A Chapter 7 bankruptcy allows you to eliminate, or discharge, all of your dischargeable unsecured debt without paying anything back to your creditors. Debts eliminated by a Chapter 7 bankruptcy include credit cards, personal loans, medical bills, and vehicle loan deficiencies. The only common bills not discharged are student loans, child support or alimony payments, and the prior three years of income taxes; if it is any other sort of debt, it will be eliminated by the bankruptcy.

To receive the relief offered by a Chapter 7 bankruptcy you must provide the Court with full and complete disclosure of your financial situation by filing a bankruptcy petition. Hiring me to help you through this process ensures your petition is prepared thoroughly and accurately. I will also make sure to protect the things that you value, and have worked so hard to obtain, by claiming all the protections, or exemptions, available to you under the bankruptcy code.

Chapter 7 bankruptcy provides a powerful tool and useful tool to help you repair your financial situation. Please contact me to discuss how Chapter 7 can help you.

The steps to getting your ‘Fresh Start’ with a Chapter 7 Bankruptcy

First, we start with a detailed conversation about your situation. This initial consultation is completely free. Depending on our schedules, I may be able to have this conversation with you the very first time you call me. During this consultation, I will ask a number of questions about the items you own, your income and expenses, and specific questions about your finances. These are the questions you would expect to discuss to participate in a process to eliminate all of your debt and save you thousands of dollars. During this conversation I will tell you my fees and discuss payment plans that I have available. My fees for a Chapter 7 start at $800.  You can make payments of $50 a month to retain me to help you get relief from your debts.

I then send you a written retainer agreement, putting my fees in writing, information about a required credit counseling course, and a list of documents I need to prepare your bankruptcy petition.

Once the retainer is paid, I prepare your bankruptcy petition. The bankruptcy petition is a specialized legal document putting the information you have provided to me into the form required by the Bankruptcy Code.

The documents that I need to prepare your bankruptcy petition include:

  • Your prior two years of income tax returns
  • Current pay stubs
  • Copies of the titles to vehicles you own

Once I prepare the petition, we will set up a time to review the petition so you can ensure the paperwork is accurate, and I can answer any questions or concerns you may have about it. I then complete a final review of the petition and file it with the Court.

Filing the bankruptcy petition with the Court immediately protects you from your creditors. The bankruptcy filing creates the Automatic Stay. The Automatic Stay is the provision in the Bankruptcy code that prevents your creditors from continuing to attempt to collect debts from you. This means that once your case is filed, wage garnishments have to end, foreclosure and other legal proceedings must stop, and collection calls become a violation of federal law.

After your case is filed, the Court schedules a hearing for your case called the Meeting of Creditors. Bankruptcy hearings are currently being conducted by a secure telephone call, so you will not need to travel to participate in the hearing. You will have at least 4 weeks of notice for your hearing, so that you can arrange your schedule to participate in the meeting.

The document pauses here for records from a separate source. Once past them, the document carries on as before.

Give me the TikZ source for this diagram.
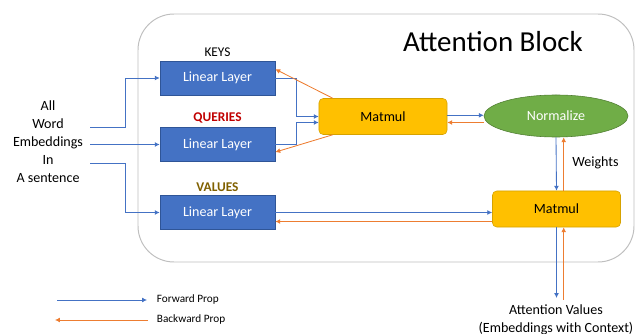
\documentclass[tikz,border=0pt]{standalone}
\usepackage{fontspec}
\setmainfont{Carlito}
\usetikzlibrary{arrows.meta,shapes.geometric}
\definecolor{fwdblue}{HTML}{4472C4}
\definecolor{bwdorange}{HTML}{ED7D31}
\definecolor{layerblue}{HTML}{4472C4}
\definecolor{layeredge}{HTML}{2F5597}
\definecolor{mmgold}{HTML}{FFC000}
\definecolor{mmedge}{HTML}{D6A200}
\definecolor{normgreen}{HTML}{70AD47}
\definecolor{normedge}{HTML}{507E32}
\definecolor{qred}{HTML}{C00000}
\definecolor{vgold}{HTML}{806000}
\definecolor{blockgray}{HTML}{BFBFBF}

\begin{document}
\begin{tikzpicture}[x=0.025cm,y=-0.025cm,>={Latex[length=3.5pt,width=3.5pt]},
  layer node/.style={draw=layeredge,fill=layerblue,text=white,inner sep=0pt,
    minimum width=2.875cm,minimum height=0.86cm,font=\fontsize{10}{12}\selectfont},
  matmul node/.style={draw=mmedge,fill=mmgold,rounded corners=3pt,inner sep=0pt,
    minimum width=3.2cm,minimum height=0.9cm,font=\fontsize{10}{12}\selectfont},
  head label/.style={font=\fontsize{9.5}{11}\selectfont},
  plain text/.style={font=\fontsize{10}{12.8}\selectfont,align=center,inner sep=0pt},
  legend text/.style={font=\fontsize{8}{9}\selectfont,anchor=west},
  fwd/.style={->,draw=fwdblue,line width=0.6pt},
  bwd/.style={->,draw=bwdorange,line width=0.6pt}]

  \useasboundingbox (0,0) rectangle (638,334);
  \draw[blockgray,line width=0.7pt,rounded corners=0.9cm] (138,14) rectangle (634,262);
  \node[font=\fontsize{20.6}{24}\selectfont] (title) at (493,42) {Attention Block};

  \node[plain text] (words) at (48,142) {All\\Word\\Embeddings\\In\\A sentence};

  \node[layer node] (keys) at (217.5,78) {Linear Layer};
  \node[layer node] (queries) at (217.5,144.5) {Linear Layer};
  \node[layer node] (values) at (217.5,212.5) {Linear Layer};
  \node[head label] (keyslbl) at (217.5,52) {KEYS};
  \node[head label,text=qred] (querieslbl) at (217.5,118) {\bfseries QUERIES};
  \node[head label,text=vgold] (valueslbl) at (217.5,187) {\bfseries VALUES};

  \node[matmul node] (mm1) at (383,116.5) {Matmul};
  \node[ellipse,draw=normedge,fill=normgreen,text=white,inner sep=0pt,
    minimum width=3.6cm,minimum height=1.05cm,
    font=\fontsize{10}{12}\selectfont] (norm) at (556,116) {Normalize};
  \node[matmul node] (mm2) at (556.5,209) {Matmul};

  \node[plain text,anchor=west] (weights) at (572,163) {Weights};
  \node[plain text,anchor=north] (out) at (556,304)
    {Attention Values\\(Embeddings with Context)};

  \coordinate (inK) at (90,127);
  \coordinate (inQ) at (90,144.5);
  \coordinate (inV) at (90,163);
  \draw[fwd] (inK) -- ++(35,0) |- (keys.west);
  \draw[fwd] (inQ) -- (queries.west);
  \draw[fwd] (inV) -- ++(35,0) |- (values.west);

  \draw[fwd] (keys.east) -- ++(21,0) |- (mm1.west);
  \draw[fwd] (queries.east) -- ++(21,0) |- ([yshift=-0.15cm]mm1.west);
  \draw[bwd] ([xshift=0.35cm]mm1.north west) -- ([yshift=0.22cm]keys.east);
  \draw[bwd] ([xshift=0.35cm]mm1.south west) -- ([yshift=-0.19cm]queries.east);

  \draw[fwd] ([yshift=0.03cm]mm1.east) -- ([yshift=0.03cm]mm1.east -| norm.west);
  \coordinate (nBack) at ([yshift=-0.15cm]mm1.east);
  \draw[bwd] (nBack -| norm.west) -- (nBack);

  \coordinate (wUp) at ([xshift=0.18cm]mm2.north);
  \draw[fwd] (norm.south) -- (mm2.north);
  \draw[bwd] (wUp) -- (wUp |- norm.south);

  \draw[fwd] (values.east) -- (values.east -| mm2.west);
  \coordinate (vBack) at ([yshift=-0.225cm]values.east);
  \draw[bwd] (vBack -| mm2.west) -- (vBack);

  \coordinate (oUp) at ([xshift=0.18cm]mm2.south);
  \draw[fwd] (mm2.south) -- ([yshift=0.15cm]mm2.south |- out.north);
  \draw[bwd] ([yshift=0.1cm]oUp |- out.north) -- (oUp);

  \coordinate (fwdA) at (57,300);
  \coordinate (fwdB) at (147,300);
  \coordinate (bwdA) at (148,320);
  \coordinate (bwdB) at (55,320);
  \draw[fwd] (fwdA) -- (fwdB);
  \draw[bwd] (bwdA) -- (bwdB);
  \node[legend text] (fwdlbl) at (152,299) {Forward Prop};
  \node[legend text] (bwdlbl) at (152,319) {Backward Prop};

\end{tikzpicture}
\end{document}
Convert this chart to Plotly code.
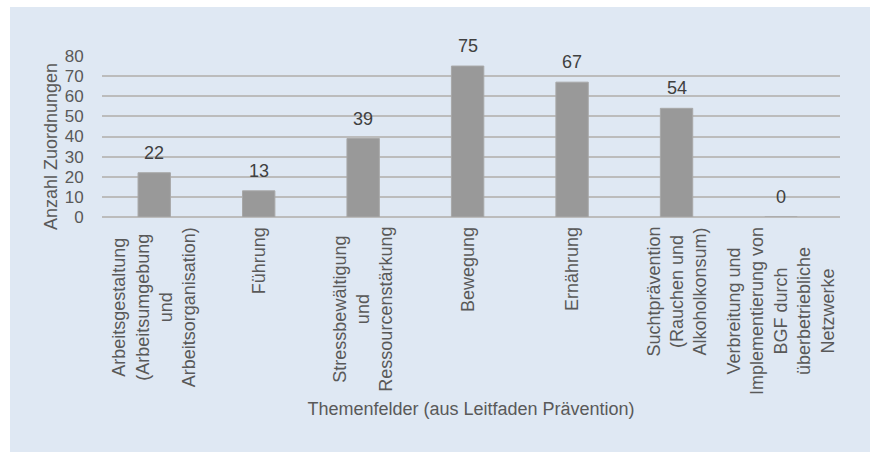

Your hearing will be conducted by an individual known as a Trustee. The Trustee is an attorney assigned to your case by the Court. The Trustee’s primary job is to review the information contained in your bankruptcy to ensure that it is complete and accurate.

I participate in the call with you, and prior to the hearing, I send your Trustee all of the information necessary for your hearing to go smoothly and efficiently.

During your hearing, you will answer a series of questions similar to the ones that I asked you during our conversations about your situation. The Trustee’s questions normally take just 5 to 10 minutes to answer. The information we provide on your petition and the documentation I send to the Trustee ensure that meetings go smoothly and efficiently.

In most cases, you will only need to speak to the Trustee a single time. Occasionally, the Trustee will need additional information or documents after your hearing, and I work with you to ensure that this information is provided to the Trustee. It is very uncommon that another hearing occurs to review this information.

Approximately 60 days after your hearing, the Court will issue your Discharge. The Discharge is the Court Order permanently prohibiting your creditors from trying to collect the debts you owed when you filed your case.

After you receive your discharge, I will also send you information so that you can enroll in a program to rebuild your credit. The program is called 720 Credit. The program will help you take all the right steps to quickly reestablish your credit and take full advantage of your new financial situation.